Cellular automaton simulation of pulsed field gel electrophoresis.

Abstract

We describe simulation techniques well suited to detailed investigation of the microscopic behavior of DNA during electrophoretic separation in the diffusive regime. Long polymers moving diffusively in a medium are simulated using microscopic Monte-Carlo steps. Simulations rely upon a recently introduced two-space abstract polymer that enables fine-grained massively parallel simulation. Tests of the two-space polymer dynamics are reviewed. The scaling with polymer length of the size and relaxation time of isolated polymers are shown to agree with universal scaling relations. The relaxation time is found to be significantly faster than the alternative bond-fluctuation method. Simplicity of implementation enables simulation on cellular automaton machines (CAM) including CAM-6, and a prototype of the new CAM-8, as well as other massively parallel architectures. Preliminary simulations of polymers migrating under an external field through a random medium of obstacles in two dimensions are described.
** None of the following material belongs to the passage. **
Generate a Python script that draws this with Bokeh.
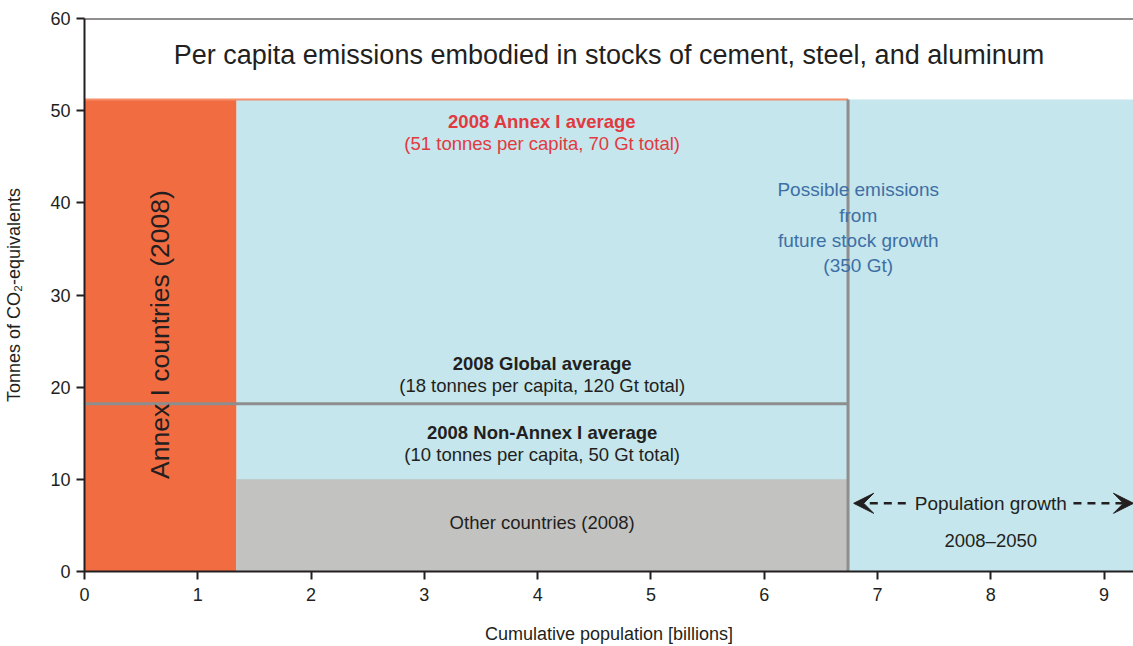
import math
from bokeh.plotting import figure
from bokeh.models import Range1d, FixedTicker, Span, Arrow, VeeHead, ColumnDataSource
from bokeh.core.properties import value
from bokeh.embed import file_html
from bokeh.resources import INLINE

# ---- data ----
region_names = ["Possible future stock growth", "Annex I countries (2008)", "Other countries (2008)"]
region_left = [1.34, 0.0, 1.34]          # cumulative population, billions
region_right = [9.26, 1.34, 6.74]
region_top = [51.2, 51.2, 10.0]          # tonnes CO2-eq per capita
annex_pop = 1.34
world_pop_2008 = 6.74
axis_end = 9.26
annex_avg = 51.2
global_avg = 18.2
nonannex_avg = 10.0
x_ticks = [0, 1, 2, 3, 4, 5, 6, 7, 8, 9]
y_ticks = [0, 10, 20, 30, 40, 50, 60]

FONT = "Liberation Sans"
DARK = "#231f20"
RED = "#e2393f"
BLUE = "#3e6fa5"

p = figure(width=1133, height=646, output_backend="svg", toolbar_location=None,
           x_range=Range1d(0, axis_end), y_range=Range1d(0, 60),
           min_border_left=84, min_border_right=0, min_border_top=18, min_border_bottom=75)
p.outline_line_color = None
p.grid.visible = False
p.background_fill_color = "white"

src = ColumnDataSource(dict(left=region_left, right=region_right, top=region_top,
                            bottom=[0, 0, 0],
                            color=["#c4e6ec", "#f26c42", "#c2c2c1"]))
p.quad(left="left", right="right", bottom="bottom", top="top", fill_color="color",
       line_color=None, source=src)

# separator lines
p.segment(x0=[0], y0=[annex_avg], x1=[world_pop_2008], y1=[annex_avg],
          line_color="#f58d68", line_width=2)
p.segment(x0=[0], y0=[global_avg], x1=[world_pop_2008], y1=[global_avg],
          line_color="#8e8e8e", line_width=3)
p.segment(x0=[world_pop_2008], y0=[0], x1=[world_pop_2008], y1=[annex_avg],
          line_color="#8e8e8e", line_width=3)

p.add_layout(Span(location=60, dimension="width", line_color=DARK, line_width=2))

mid = (annex_pop + world_pop_2008) / 2
right_mid = (world_pop_2008 + axis_end) / 2

def txt(x, y, s, size="18.5px", color=DARK, bold=False, angle=0.0, lh=1.2):
    p.text(x=[x], y=[y], text=[s], text_font=value(FONT), text_font_size=size,
           text_color=color, text_align="center", text_baseline="middle",
           text_font_style="bold" if bold else "normal", angle=angle,
           text_line_height=lh)

txt(axis_end / 2, 56.0, "Per capita emissions embodied in stocks of cement, steel, and aluminum",
    size="27px")
txt(mid, 48.8, "2008 Annex I average", color=RED, bold=True)
txt(mid, 46.4, "(51 tonnes per capita, 70 Gt total)", color=RED)
txt(mid, 22.6, "2008 Global average", bold=True)
txt(mid, 20.2, "(18 tonnes per capita, 120 Gt total)")
txt(mid, 15.1, "2008 Non-Annex I average", bold=True)
txt(mid, 12.7, "(10 tonnes per capita, 50 Gt total)")
txt(mid, 5.3, "Other countries (2008)")
txt(6.83, 37.3, "Possible emissions\nfrom\nfuture stock growth\n(350 Gt)", size="19px",
    color=BLUE, lh=1.2)
txt(annex_pop / 2, 25.7, "Annex I countries (2008)", size="26.5px", angle=math.pi / 2)
txt(right_mid, 7.4, "Population growth", size="19px")
txt(right_mid, 3.4, "2008\u20132050")

for xs, xe in [(7.25, world_pop_2008 + 0.05), (8.73, axis_end)]:
    p.add_layout(Arrow(end=VeeHead(size=20, fill_color=DARK, line_color=DARK),
                       x_start=xs, y_start=7.4, x_end=xe, y_end=7.4,
                       line_color=DARK, line_width=2.5, line_dash="8 6"))

for ax in (p.xaxis[0], p.yaxis[0]):
    ax.axis_line_color = DARK
    ax.axis_line_width = 2
    ax.major_tick_line_color = DARK
    ax.major_tick_line_width = 2
    ax.major_tick_out = 8
    ax.major_tick_in = 0
    ax.minor_tick_line_color = None
    ax.major_label_text_font = FONT
    ax.major_label_text_font_size = "18px"
    ax.major_label_text_color = DARK
    ax.axis_label_text_font = FONT
    ax.axis_label_text_font_size = "18px"
    ax.axis_label_text_color = DARK
    ax.axis_label_text_font_style = "normal"

p.xaxis.ticker = FixedTicker(ticks=x_ticks)
p.yaxis.ticker = FixedTicker(ticks=y_ticks)
p.xaxis.axis_label = "Cumulative population [billions]"
p.yaxis.axis_label = "Tonnes of CO\u2082-equivalents"
p.xaxis.major_label_standoff = 8
p.yaxis.major_label_standoff = 6
p.xaxis.axis_label_standoff = 20
p.yaxis.axis_label_standoff = 23

open("out.html", "w").write(file_html(p, INLINE))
Two sequences of simulations are performed, with different obstacle densities corresponding to pore sizes larger and smaller than the polymer radius of gyration. In the dilute medium polymers are characteristically draped on single obstacles. In the denser medium draping across multiple obstacles results in reduced orientation in the field direction. A demonstration of rapid 90 degrees field direction switching results in polymer motion toward the expected intermediate direction.